As early as mid-January, it seemed as though the Eastern Conference playoff picture was already complete given the discrepancy between the top eight and bottom eight teams. At the time, it was the Boston Bruins in the second wild card spot and the Detroit Red Wings as the first team out, but separated by .157 percentage points. Over the past two months, the Bruins have continued at the same clip but the Washington Capitals have fallen off, now sitting soundly in the second wild card spot with a .617 points percentage. On the other side of the midpoint, the Columbus Blue Jackets have emerged as the best of the rest and are sticking around the fringes of the East playoff picture with a .517 points percentage. Separated by .100 and with their final head-to-head match-up of the season approaching on Thursday, the question must be asked: can the Blue Jackets pull off the unthinkable and catch the Capitals, shaking up a conference playoff group that looked set in stone?
In terms of absolute points, Columbus sits 13 points back of Washington. However, they do hold a game in hand. Regardless, its still a significant gap between the teams with just over a quarter of the season remaining. The Blue Jackets do have an edge when it comes to remaining schedule. Not only do they have an extra game on Washington, but Columbus also has an easier slate with 11 games against playoff teams – less than half of their remaining contests. In contrast, the Capitals will face 12 playoff teams in their remaining 22 games. It is isn’t a major advantage for the Jackets, but could make all the difference in a tight race.
Statistically, the teams are not as different as it may seem. At first glance, the Capitals +28 goal differential to the Blue Jackets’ -25 looks like two teams in entirely different stratospheres. However, Columbus’ struggles are due mainly to goaltending, as Elvis Merzlikins and Joonas Korpisalo are both enduring difficult seasons and have their team ranked 30th in goals against per game. Meanwhile, Washington is ranked eighth in the same category. However, with improved play in net down the stretch, the Blue Jackets would become quite comparable to the Capitals. In terms of scoring, Washington is ranked ninth in goals for per game while Columbus is ranked 12th, separated by just 0.05. On the power play, both clubs have struggled, ranked 23rd and 24th respectively and again separated by just a marginal amount of 0.6%. On the penalty kill, the Capitals are 12th and the Jackets are 17th, but only 1.3% apart. In fact, outside of goals against the only area in which Washington is substantially outperforming Columbus is in physicality – 12th vs. 28th.
As for roster management, how the Blue Jackets consider their own playoff pursuit and approach the deadline could make all the difference. Even if the team decides to sell impending free agents like Korpisalo and Max Domi, they could still improve, especially considering the lacking play from both. With player-for-player trades or additional deals, the Blue Jackets could bring in another goaltender and add forward depth to replace Domi and help manage the injured Boone Jenner or Alexandre Texier; they wouldn’t necessarily have to be “buyers” if they target term players. Such an approach to the deadline could improve the roster and tighten the playoff race.

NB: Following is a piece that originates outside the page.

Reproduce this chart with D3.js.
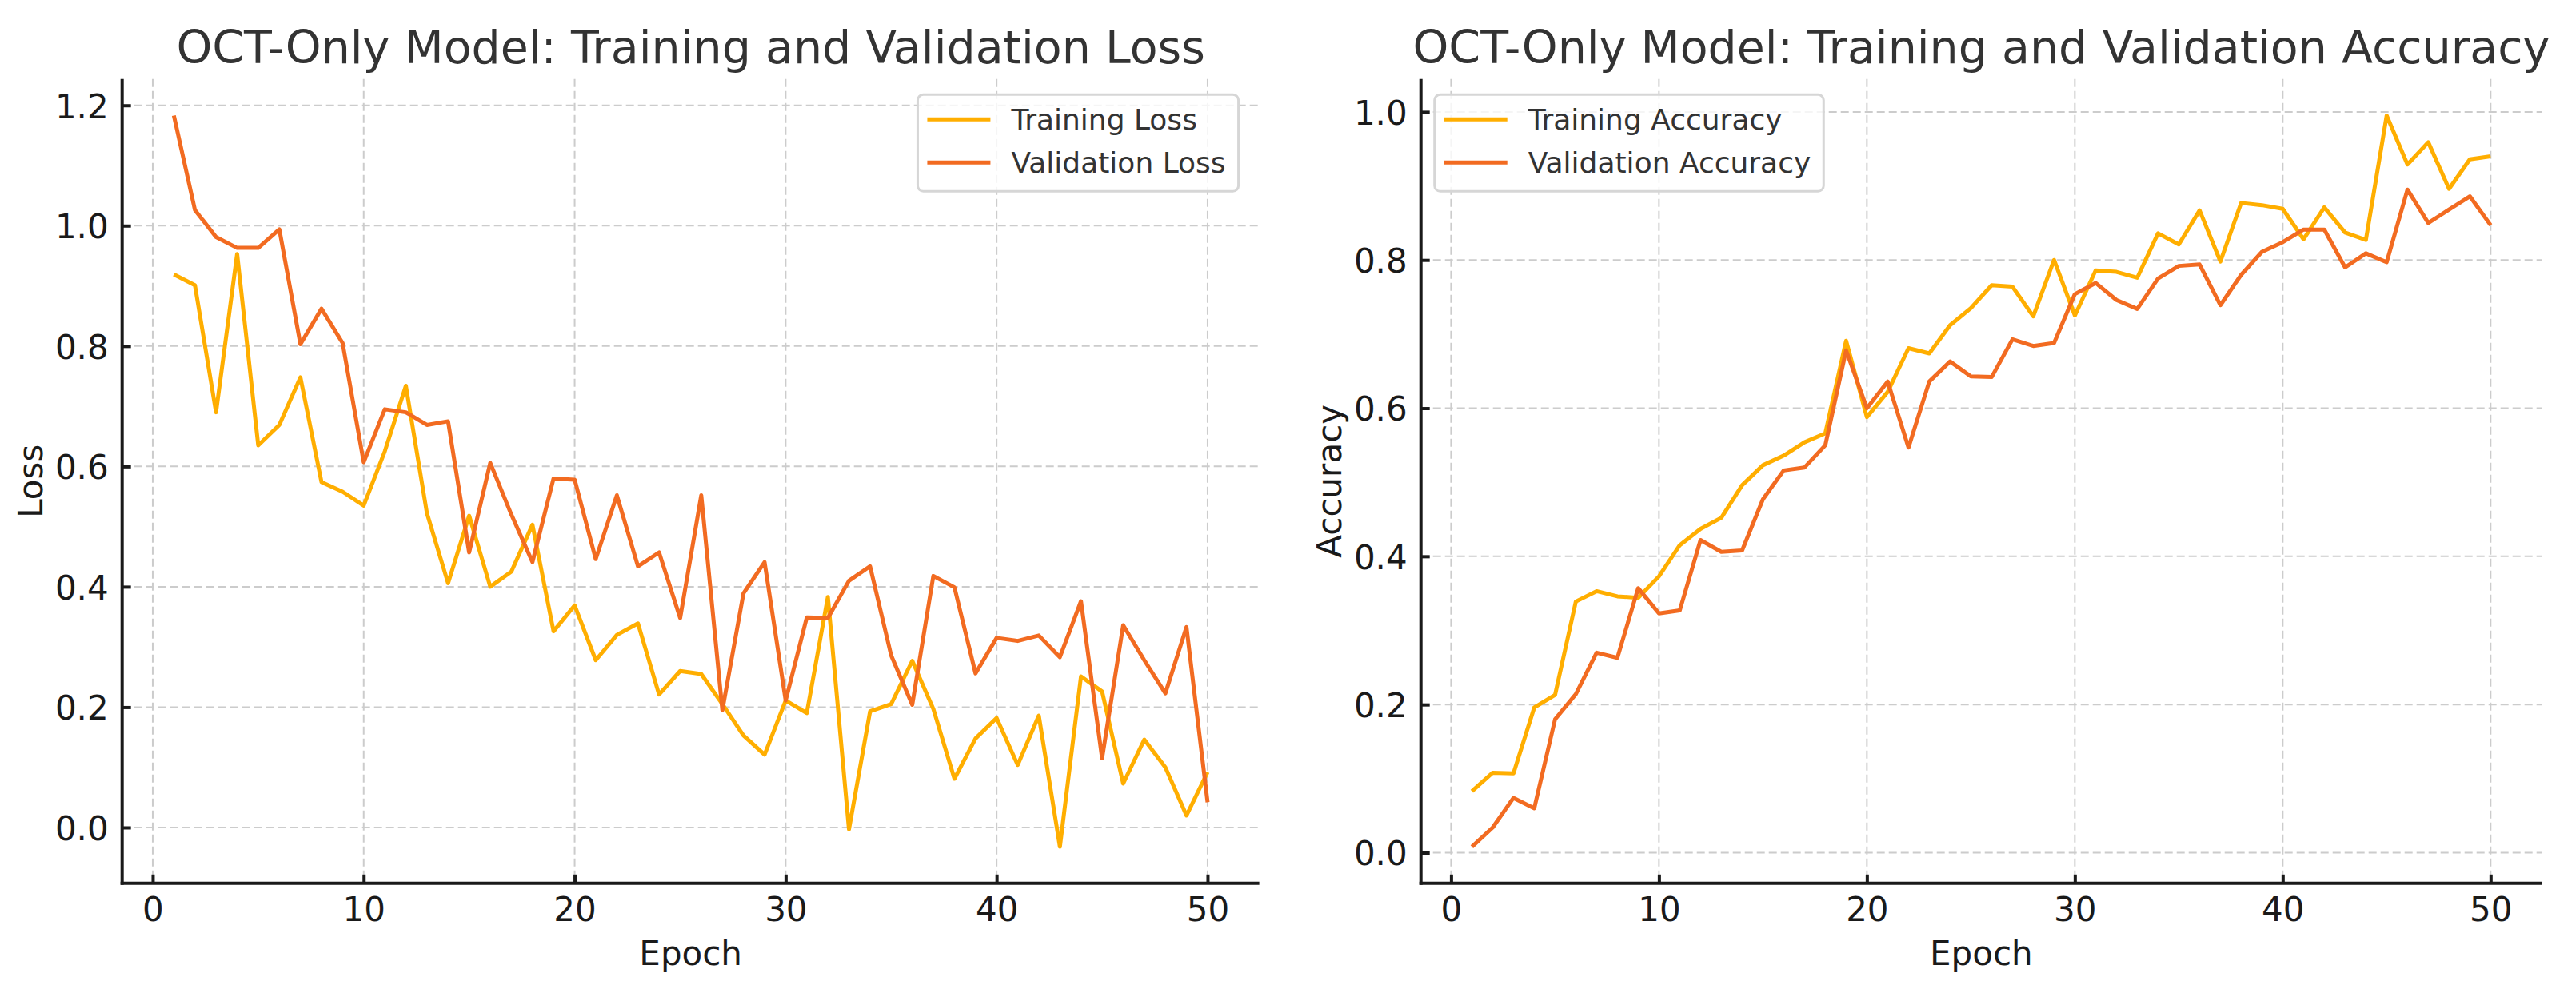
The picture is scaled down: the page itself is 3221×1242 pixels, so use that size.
<!DOCTYPE html>
<html>
<head>
<meta charset="utf-8">
<script src="https://cdn.jsdelivr.net/npm/d3@7"></script>
<style>
  html, body { margin: 0; padding: 0; background: #fff; }
  text { font-family: "DejaVu Sans", sans-serif; }
</style>
</head>
<body>
<svg id="chart" width="3221" height="1242"></svg>
<script>
// Data
const epochs = [1, 2, 3, 4, 5, 6, 7, 8, 9, 10, 11, 12, 13, 14, 15, 16, 17, 18, 19, 20,
  21, 22, 23, 24, 25, 26, 27, 28, 29, 30, 31, 32, 33, 34, 35, 36, 37, 38, 39, 40,
  41, 42, 43, 44, 45, 46, 47, 48, 49, 50];

const trainLoss = [0.919, 0.901, 0.690, 0.953, 0.635, 0.669, 0.748, 0.574, 0.558, 0.535,
  0.625, 0.734, 0.522, 0.406, 0.518, 0.400, 0.425, 0.503, 0.326, 0.369,
  0.278, 0.320, 0.339, 0.221, 0.260, 0.255, 0.205, 0.153, 0.121, 0.211,
  0.190, 0.383, -0.003, 0.193, 0.205, 0.277, 0.197, 0.081, 0.148, 0.182,
  0.104, 0.186, -0.032, 0.251, 0.226, 0.073, 0.146, 0.100, 0.020, 0.092];

const valLoss = [1.183, 1.026, 0.981, 0.963, 0.963, 0.994, 0.803, 0.862, 0.805, 0.607,
  0.695, 0.690, 0.669, 0.675, 0.457, 0.606, 0.520, 0.441, 0.580, 0.578,
  0.446, 0.552, 0.434, 0.457, 0.348, 0.552, 0.195, 0.389, 0.441, 0.211,
  0.349, 0.348, 0.410, 0.434, 0.286, 0.204, 0.418, 0.399, 0.256, 0.315,
  0.310, 0.319, 0.283, 0.376, 0.115, 0.336, 0.278, 0.223, 0.333, 0.042];

const trainAcc = [0.083, 0.108, 0.107, 0.196, 0.213, 0.339, 0.353, 0.346, 0.344, 0.373,
  0.415, 0.437, 0.452, 0.496, 0.523, 0.536, 0.554, 0.566, 0.691, 0.588,
  0.622, 0.681, 0.674, 0.712, 0.735, 0.766, 0.764, 0.724, 0.800, 0.725,
  0.786, 0.784, 0.776, 0.836, 0.821, 0.867, 0.798, 0.877, 0.874, 0.869,
  0.828, 0.871, 0.837, 0.827, 0.995, 0.929, 0.959, 0.896, 0.936, 0.940];

const valAcc = [0.008, 0.034, 0.074, 0.060, 0.180, 0.214, 0.270, 0.263, 0.357, 0.323,
  0.327, 0.422, 0.406, 0.408, 0.477, 0.516, 0.520, 0.550, 0.678, 0.600,
  0.636, 0.547, 0.636, 0.663, 0.643, 0.642, 0.693, 0.684, 0.688, 0.754,
  0.769, 0.746, 0.734, 0.775, 0.792, 0.794, 0.739, 0.780, 0.811, 0.824,
  0.841, 0.841, 0.790, 0.809, 0.797, 0.895, 0.850, 0.868, 0.886, 0.847];

const xTicks = [0, 10, 20, 30, 40, 50];
const lossTicks = [0.0, 0.2, 0.4, 0.6, 0.8, 1.0, 1.2];
const accTicks = [0.0, 0.2, 0.4, 0.6, 0.8, 1.0];

const TRAIN_COLOR = "#ffae00";
const VAL_COLOR = "#f26b21";

/**
 * Matplotlib-style domain: data extent plus 5% on each side
 */
const padded = (values) => {
  const [lo, hi] = d3.extent(values);
  const m = (hi - lo) * 0.05;
  return [lo - m, hi + m];
};

/**
 * Draw one panel
 */
const drawPanel = (svg, cfg) => {
  const top = 98.8, bottom = 1104.8;

  const x = d3.scaleLinear().domain(padded(epochs)).range([cfg.left, cfg.right]);
  const y = d3.scaleLinear()
    .domain(padded([...cfg.series[0].values, ...cfg.series[1].values]))
    .range([bottom, top]);

  const g = svg.append("g");

  // Grid
  g.append("g").selectAll("line").data(xTicks).join("line")
    .attr("x1", d => x(d)).attr("x2", d => x(d))
    .attr("y1", top).attr("y2", bottom)
    .attr("stroke", "#cccccc").attr("stroke-width", 2)
    .attr("stroke-dasharray", "10,5");

  g.append("g").selectAll("line").data(cfg.yTicks).join("line")
    .attr("x1", cfg.left).attr("x2", cfg.right)
    .attr("y1", d => y(d)).attr("y2", d => y(d))
    .attr("stroke", "#cccccc").attr("stroke-width", 2)
    .attr("stroke-dasharray", "10,5");

  // Lines
  const line = d3.line()
    .x((d, i) => x(epochs[i]))
    .y(d => y(d));

  cfg.series.forEach(s => {
    g.append("path")
      .datum(s.values)
      .attr("fill", "none")
      .attr("stroke", s.color)
      .attr("stroke-width", 5)
      .attr("stroke-linejoin", "round")
      .attr("d", line);
  });

  // X - Axis (ticks point inward)
  const xAxis = g.append("g")
    .attr("transform", `translate(0,${bottom})`)
    .call(d3.axisBottom(x).tickValues(xTicks).tickFormat(d3.format("d"))
      .tickSizeInner(-11).tickSizeOuter(0).tickPadding(0));
  xAxis.select(".domain").remove();
  xAxis.selectAll(".tick line").attr("stroke", "#1a1a1a").attr("stroke-width", 4);
  xAxis.selectAll(".tick text")
    .attr("y", 46.9).attr("dy", null)
    .attr("fill", "#1a1a1a").style("font-size", "42px").style("font-family", "DejaVu Sans");

  // Y - Axis
  const yAxis = g.append("g")
    .attr("transform", `translate(${cfg.left},0)`)
    .call(d3.axisLeft(y).tickValues(cfg.yTicks).tickFormat(d3.format(".1f"))
      .tickSizeInner(-11).tickSizeOuter(0).tickPadding(0));
  yAxis.select(".domain").remove();
  yAxis.selectAll(".tick line").attr("stroke", "#1a1a1a").attr("stroke-width", 4);
  yAxis.selectAll(".tick text")
    .attr("x", -17).attr("dy", "0.365em")
    .attr("fill", "#1a1a1a").style("font-size", "42px").style("font-family", "DejaVu Sans");

  // Spines: left and bottom only
  g.append("line")
    .attr("x1", cfg.left).attr("x2", cfg.left)
    .attr("y1", top).attr("y2", bottom + 2)
    .attr("stroke", "#1a1a1a").attr("stroke-width", 4);
  g.append("line")
    .attr("x1", cfg.left - 2).attr("x2", cfg.right)
    .attr("y1", bottom).attr("y2", bottom)
    .attr("stroke", "#1a1a1a").attr("stroke-width", 4);

  // Title
  g.append("text")
    .attr("x", (cfg.left + cfg.right) / 2)
    .attr("y", 79.3)
    .attr("text-anchor", "middle")
    .attr("fill", "#333333")
    .style("font-size", "57px")
    .text(cfg.title);

  // X - Axis Label
  g.append("text")
    .attr("x", (cfg.left + cfg.right) / 2)
    .attr("y", 1206.7)
    .attr("text-anchor", "middle")
    .attr("fill", "#1a1a1a")
    .style("font-size", "42px")
    .text("Epoch");

  // Y - Axis Label
  g.append("text")
    .attr("transform", `translate(${cfg.left - 100},${(top + bottom) / 2}) rotate(-90)`)
    .attr("text-anchor", "middle")
    .attr("fill", "#1a1a1a")
    .style("font-size", "42px")
    .text(cfg.yLabel);

  // Legend
  const legend = g.append("g");
  const box = legend.append("rect")
    .attr("rx", 7).attr("ry", 7)
    .attr("fill", "#ffffff").attr("fill-opacity", 0.8)
    .attr("stroke", "#d6d6d6").attr("stroke-width", 3);

  const texts = cfg.series.map((s, i) => {
    const cy = 31 + i * 54;
    legend.append("line")
      .attr("x1", 12).attr("x2", 91)
      .attr("y1", cy).attr("y2", cy)
      .attr("stroke", s.color).attr("stroke-width", 5);
    return legend.append("text")
      .attr("x", 117).attr("y", cy + 13)
      .attr("fill", "#333333")
      .style("font-size", "36px")
      .text(s.name);
  });

  const textW = d3.max(texts, t => t.node().getComputedTextLength());
  const boxW = 117 + textW + 16;
  box.attr("width", boxW).attr("height", 121);

  const lx = cfg.legendLeft ? cfg.left + 17 : cfg.right - 26 - boxW;
  legend.attr("transform", `translate(${lx},118.3)`);
};

const init = () => {
  const svg = d3.select("#chart");

  drawPanel(svg, {
    left: 152.7,
    right: 1574.6,
    title: "OCT-Only Model: Training and Validation Loss",
    yLabel: "Loss",
    yTicks: lossTicks,
    legendLeft: false,
    series: [
      { name: "Training Loss", values: trainLoss, color: TRAIN_COLOR },
      { name: "Validation Loss", values: valLoss, color: VAL_COLOR }
    ]
  });

  drawPanel(svg, {
    left: 1776.7,
    right: 3178,
    title: "OCT-Only Model: Training and Validation Accuracy",
    yLabel: "Accuracy",
    yTicks: accTicks,
    legendLeft: true,
    series: [
      { name: "Training Accuracy", values: trainAcc, color: TRAIN_COLOR },
      { name: "Validation Accuracy", values: valAcc, color: VAL_COLOR }
    ]
  });
};

init();
</script>
</body>
</html>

If instead they move their rentals and opt to stick with their current roster, it would be to the advantage of the Capitals. Given their salary cap situation, Washington either has to be conservative at the deadline or get creative to make a big splash. Their overall status in the playoff picture suggests the former, but a big move from Columbus would shift the status quo.
It’s an uphill battle for Columbus and would require further decline from Washington, but the scenario is far more likely than it was a couple months ago. How might it all shake out in another month or so? Can the Blue Jackets catch the Capitals for the final wild card spot in the East?